Of 16,000 greyhounds born each year, 5,987 are put down, because they fail to meet qualification requirements, or they decline in performance. There are 1,000% more pups bred than are necessary for racing needs.
The report was circulated to the Minister for Agriculture last month, and last week, the Public Accounts Committee was told that it was too commercially sensitive to release.
Chief executive of the Irish Greyhound Board, Gerard Dollard, told the documentary:
“I accept there is an issue in relation to unaccounted-for dogs.
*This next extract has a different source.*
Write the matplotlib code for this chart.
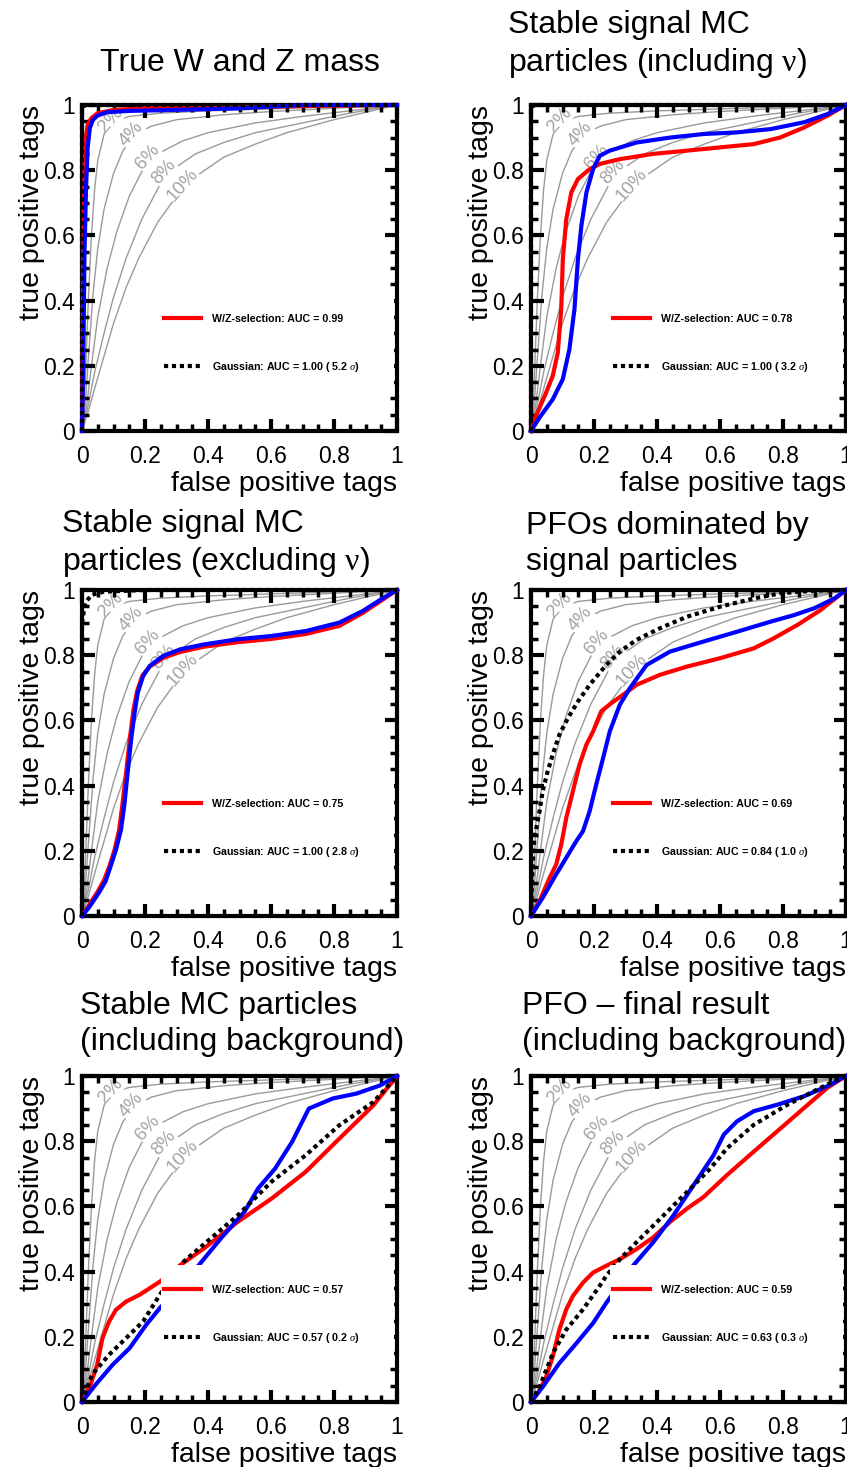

I think the figures that are being thrown out are, in fact, well in excess of what the actual figure is because of a number of exports to the UK and elsewhere.”
RTE also contacted knackeries across the country. 30 licensed knackeries were contacted, half of them said they would kill greyhounds for between €10 and €35. The Department of Agriculture licences and policies knackeries, officially known as Category 2 Intermediate plants. The Department told the programme:
"Dogs, including greyhounds, are classified as a Category 1 animal and cannot enter a Category 2 plant, dead or alive. Euthanasia of greyhounds or other animals… is not approved."
One knackery said that they shoot dogs in bulk, with undercover filming by RTE showing that four greyhounds were killed in a matter of days.
Dr Andrew Kelly of the Irish Society for the Prevention of Cruelty to Animals (ISPCA) said:
"We believe there’s a large gap in which thousands of puppies that are born, they are never registered, simply disappear."
The documentary also examines illegal hare coursing in Ireland, and the issue of doping in greyhound racing. Finbarr Heslin, veterinary surgeon, said that "we see dogs who come in and they’ve had so much EPO (a hormone) pumped into them that their blood is like treacle".